William W. answered • 03/07/20
Experienced Tutor and Retired Engineer
f(x) = [[x]] is typically the greatest integer function or sometimes referred to as the floor function. It is a step function in that the value is the integer less than or equal to the value of x.
Example: [[3.24]] = 3 or [[-6.7]] = -7. The graph is a set of steps that are 1 unit wide.
In your case, g(x) = [[x]] + [[5 + x]] let's consider what happens at x = 0 as x increases.
g(0) = [[0]] + [[5 + 0]] = 0 + 5 = 5
g(0.1) = [[0.1]] + [[5 + 0.1]] = 0 + 5 = 5
g(0.5) = [[0.5]] + [[5 + 0.5]] = 0 + 5 = 5
g(0.999) = [[0.999]] + [[5 + 0.999]] = 0 + 5 = 5
g(1) = [[1]] + [[5 + 1]] = 1 + 6 = 7
g(1.999) = [[1.999]] + [[5 + 1.999]] = 1 + 6 = 7
g(2) = [[2]] + [[5 + 2]] = 2 + 7 = 9
We would graph it like this:
So we can see that this function is not continuous.

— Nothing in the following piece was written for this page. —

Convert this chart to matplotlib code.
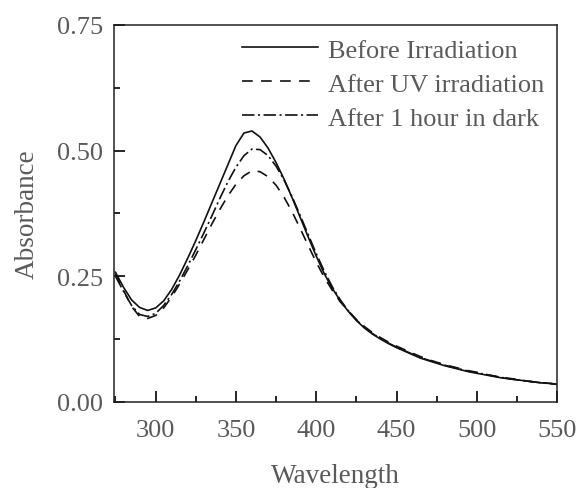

However, it does have pieces that are continuous and so if you were going to take the limit as x approaches "a" and "a" happened to be 2.5 for instance, then you COULD restrict the domain in such a way that the limit would exist. However, if a = 4, the value of the limit does not converge toward a single value. If you are coming in from the left, the value of g(x) as x approaches 4 would be 11. If you were coming in from the right, the value of g(x) as x approaches 4 would be 13. I hope that helps.